▶ [Problem to work on]:
Without the pictures, extract every line from the start of the material to the line containing "['#1c3a54', '#47799e', '#416e93', '#5b90c0'];", both ends included.

-- START Given data --

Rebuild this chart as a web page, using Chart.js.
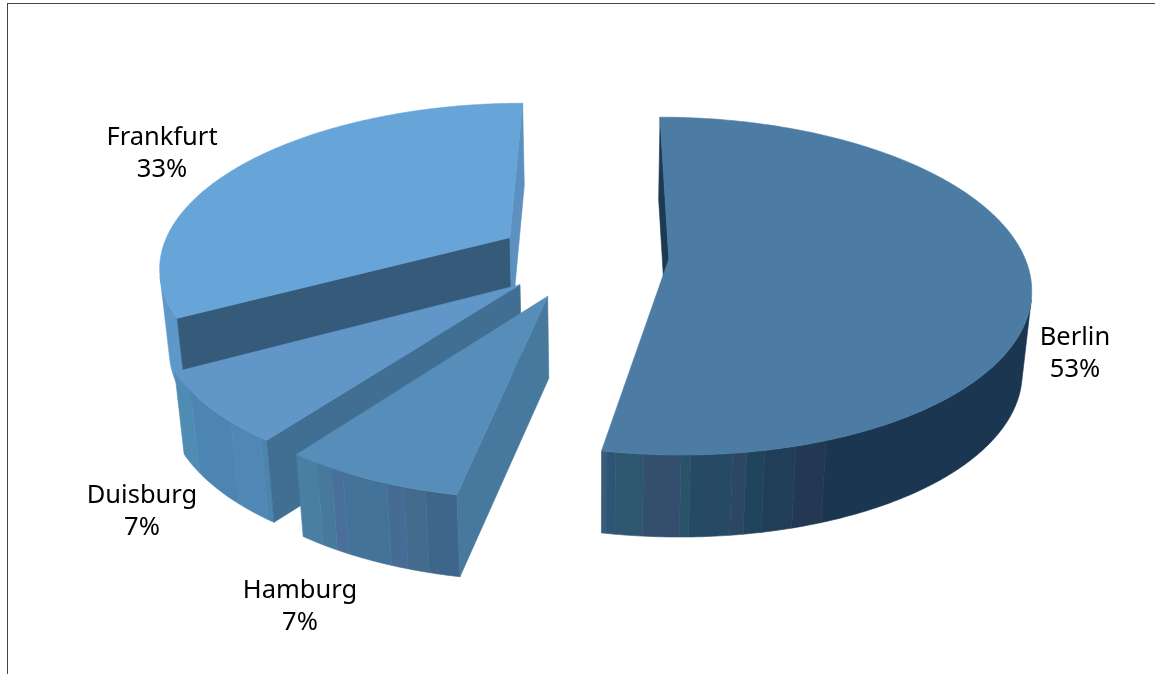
<!DOCTYPE html>
<html>
<head>
<meta charset="utf-8">
<style>
  html, body { margin: 0; padding: 0; background: #fff; overflow: hidden; }
  #frame { position: absolute; left: 7px; top: 3px; width: 1148px; height: 671px; border-left: 1.5px solid #444; border-top: 1.5px solid #444; }
  canvas { position: absolute; left: 0; top: 0; }
</style>
<script src="https://cdn.jsdelivr.net/npm/chart.js@4"></script>
</head>
<body>
<div id="frame"></div>
<canvas id="pie3d" width="1155" height="674"></canvas>
<script>
// Chart data
const cities = ['Berlin', 'Hamburg', 'Duisburg', 'Frankfurt'];
const shares = [53, 7, 7, 33];

// Slice styling
const explode = [92, 72, 76, 80];
const radiusScale = [1, 0.98, 0.98, 0.985];
const sliceShift = [[0, -2], [1, 8], [2, 4], [0, -1]];
const topColors = ['#4c7ca4', '#568eb9', '#6096c8', '#67a5d9'];
const startWallColors = ['#1c3a54', '#47799e', '#416e93', '#365a79'];
const endWallColors = ['#1c3a54', '#47799e', '#416e93', '#5b90c0'];

// Rim colour bands, [right edge on screen, colour]
const rimBands = [
  [[607, '#3a5a7a'], [617, '#2e5577'], [645, '#2f566f'], [682, '#344f6e'], [690, '#2a5268'], [732, '#274a64'],
   [747, '#2d4664'], [763, '#1f445c'], [798, '#213e58'], [827, '#243753'], [9999, '#1b3650']],
  [[317, '#4a7ea3'], [333, '#47799d'], [342, '#4a6f9b'], [385, '#44739a'], [405, '#466b95'], [427, '#446b8d'], [9999, '#3d668a']],
  [[190, '#4f8cb4'], [230, '#4d85b2'], [260, '#5087b4'], [9999, '#4c86ae']],
  [[9999, '#5e98cb']]
];

// Where the two text lines of each label are centred
const labelSpots = [[1075, 354], [300, 607], [142, 512], [162, 154]];

// Camera settings
const vanishX = 605;
const floorCenterX = 598;
const tilt = 0.46;
const perspective = 0.00045;
const depth = 82;
const floorScale = 0.978;

// Project a point on the pie plane, z 0 is the top face and 1 the bottom face
function project(x, y, cx, cy, z) {
    const w = 1 / (1 - perspective * (y - cy));
    const px = vanishX + (x - vanishX) * w;
    const s = 1 - (1 - floorScale) * z;
    return [floorCenterX + (px - floorCenterX) * s, cy + tilt * (y - cy) * w + depth * z];
}

function polygonArea(pts) {
    let sum = 0;
    pts.forEach((p, i) => {
        const q = pts[(i + 1) % pts.length];
        sum += p[0] * q[1] - q[0] * p[1];
    });
    return sum;
}

function fillPolygon(ctx, pts, color) {
    ctx.beginPath();
    pts.forEach((p, i) => i ? ctx.lineTo(p[0], p[1]) : ctx.moveTo(p[0], p[1]));
    ctx.closePath();
    ctx.fillStyle = color;
    ctx.strokeStyle = color;
    ctx.lineWidth = 0.6;
    ctx.fill();
    ctx.stroke();
}

function bandColor(bands, x) {
    return bands.find(b => x <= b[0])[1];
}

function drawSlice(ctx, arc, i) {
    const {x, y, startAngle, endAngle, outerRadius} = arc.getProps(['x', 'y', 'startAngle', 'endAngle', 'outerRadius']);
    const mid = (startAngle + endAngle) / 2;
    const radius = outerRadius * radiusScale[i];
    const ax = x + Math.cos(mid) * arc.options.offset;
    const ay = y + Math.sin(mid) * arc.options.offset;
    const steps = Math.ceil((endAngle - startAngle) * 90);
    const place = (px, py, z) => {
        const p = project(px, py, x, y, z);
        return [p[0] + sliceShift[i][0], p[1] + sliceShift[i][1]];
    };
    const rim = z => {
        const pts = [];
        for (let s = 0; s <= steps; s++) {
            const a = startAngle + (endAngle - startAngle) * s / steps;
            pts.push(place(ax + Math.cos(a) * radius, ay + Math.sin(a) * radius, z));
        }
        return pts;
    };
    const rimTop = rim(0);
    const rimBottom = rim(1);
    const apexTop = place(ax, ay, 0);
    const apexBottom = place(ax, ay, 1);

    // Outer wall, neighbouring facets of one colour are filled as one band
    let bandStart = null;
    let bandFill = null;
    const flush = end => {
        if (bandStart === null) return;
        fillPolygon(ctx, [...rimTop.slice(bandStart, end + 1), ...rimBottom.slice(bandStart, end + 1).reverse()], bandFill);
        bandStart = null;
    };
    for (let s = 0; s < steps; s++) {
        const visible = polygonArea([rimTop[s], rimTop[s + 1], rimBottom[s + 1], rimBottom[s]]) < 0;
        const color = bandColor(rimBands[i], (rimTop[s][0] + rimTop[s + 1][0]) / 2);
        if (!visible || color !== bandFill) flush(s);
        if (visible && bandStart === null) {
            bandStart = s;
            bandFill = color;
        }
    }
    flush(steps);

    // The two cut walls
    const startWall = [apexTop, rimTop[0], rimBottom[0], apexBottom];
    const endWall = [rimTop[steps], apexTop, apexBottom, rimBottom[steps]];
    if (polygonArea(startWall) < 0) fillPolygon(ctx, startWall, startWallColors[i]);
    if (polygonArea(endWall) < 0) fillPolygon(ctx, endWall, endWallColors[i]);

    // Top face
    fillPolygon(ctx, [apexTop, ...rimTop], topColors[i]);
}

const pie3dPlugin = {
    id: 'pie3d',
    beforeDatasetDraw(chart, args) {
        const ctx = chart.ctx;
        const arcs = args.meta.data;
        // back to front
        const order = arcs.map((a, i) => i).sort((p, q) =>
            Math.sin((arcs[p].startAngle + arcs[p].endAngle) / 2) - Math.sin((arcs[q].startAngle + arcs[q].endAngle) / 2));
        ctx.save();
        ctx.lineJoin = 'round';
        order.forEach(i => drawSlice(ctx, arcs[i], i));
        ctx.restore();
        return false;
    },
    afterDatasetsDraw(chart) {
        const ctx = chart.ctx;
        const total = shares.reduce((acc, v) => acc + v, 0);
        ctx.save();
        ctx.font = '25.5px "Noto Sans"';
        ctx.fillStyle = '#000';
        ctx.textAlign = 'center';
        ctx.textBaseline = 'middle';
        cities.forEach((city, i) => {
            ctx.fillText(city, labelSpots[i][0], labelSpots[i][1] - 16);
            ctx.fillText(Math.round(shares[i] / total * 100) + '%', labelSpots[i][0], labelSpots[i][1] + 16);
        });
        ctx.restore();
    }
};

new Chart(document.getElementById('pie3d'), {
    type: 'pie',
    data: {
        labels: cities,
        datasets: [{
            data: shares,
            backgroundColor: topColors,
            offset: explode,
            radius: 355,
            borderWidth: 0
        }]
    },
    options: {
        responsive: false,
        animation: false,
        layout: { padding: { right: 1, bottom: 160 } },
        plugins: { legend: { display: false } }
    },
    plugins: [pie3dPlugin]
});
</script>
</body>
</html>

-- END Given data --

▶ [Output of the task]:
Rebuild this chart as a web page, using Chart.js.
<!DOCTYPE html>
<html>
<head>
<meta charset="utf-8">
<style>
  html, body { margin: 0; padding: 0; background: #fff; overflow: hidden; }
  #frame { position: absolute; left: 7px; top: 3px; width: 1148px; height: 671px; border-left: 1.5px solid #444; border-top: 1.5px solid #444; }
  canvas { position: absolute; left: 0; top: 0; }
</style>
<script src="https://cdn.jsdelivr.net/npm/chart.js@4"></script>
</head>
<body>
<div id="frame"></div>
<canvas id="pie3d" width="1155" height="674"></canvas>
<script>
// Chart data
const cities = ['Berlin', 'Hamburg', 'Duisburg', 'Frankfurt'];
const shares = [53, 7, 7, 33];

// Slice styling
const explode = [92, 72, 76, 80];
const radiusScale = [1, 0.98, 0.98, 0.985];
const sliceShift = [[0, -2], [1, 8], [2, 4], [0, -1]];
const topColors = ['#4c7ca4', '#568eb9', '#6096c8', '#67a5d9'];
const startWallColors = ['#1c3a54', '#47799e', '#416e93', '#365a79'];
const endWallColors = ['#1c3a54', '#47799e', '#416e93', '#5b90c0'];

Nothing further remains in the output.